So on Monday it will be 1 month of NC for me. I have her blocked on everything.

The past couple weeks I've been spending more social time with coworkers and they put pictures up on facebook. I'm sure she's seen them. I also published a 2nd novel and asked people on facebook to kindly share the amazon page where it is as a way to market it. I know some people have done it who are facebook friends so she has probably seen that too.

Here's the part that has me wondering. I woke up today and went on snapchat and my coworker has a photo of the beach saying she's at the town where my ex has a shore house. This coworker and my ex used to be friends (if you want to call it that) but have not seen each other in a very long time. This coworker goes down to the beach a lot but goes to other beach towns. The only time she has ever gone to this beach town has been to hang out with my ex.

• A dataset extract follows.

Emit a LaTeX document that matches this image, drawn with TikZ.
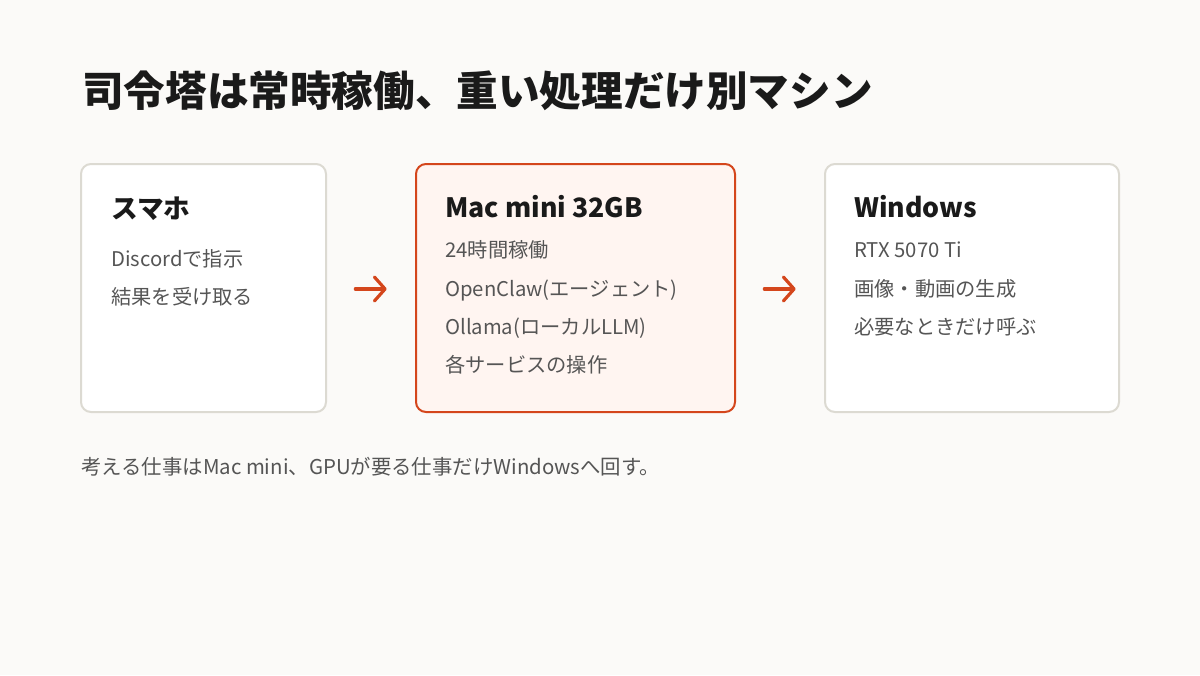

So a part of me wonders if there isn't some subconscious thing going on where my ex has reached out to my coworker to hang out after all this time in this round about way of saying "look. I still do exist." And she is a very spiteful woman so I could imagine her seeing me spend time with former mutual coworkers would make her want to show "look. I can do it too."

It did take me for a shock and I have been ruminating in my head now wondering about all that stuff. I know it's just my anxiety when I have to deal with the unknown and being out of control.

I also realize a part of it could just be her not having a lot of real friends at all and wanting to find someone to do stuff with again. But I know her . It's just odd that we've been broken up minus a small recycle since january and she hasn't spoken to this coworker and then when I begin to spend time with people she is facebook friends with and they post pictures on facebook of us that she now all of a sudden wants to spend time with this person.

Thanks for reading. I am occupying my time to keep the thoughts away but I'm going to do a meditation  now to attend to these emotions which I'm trying to stuff down.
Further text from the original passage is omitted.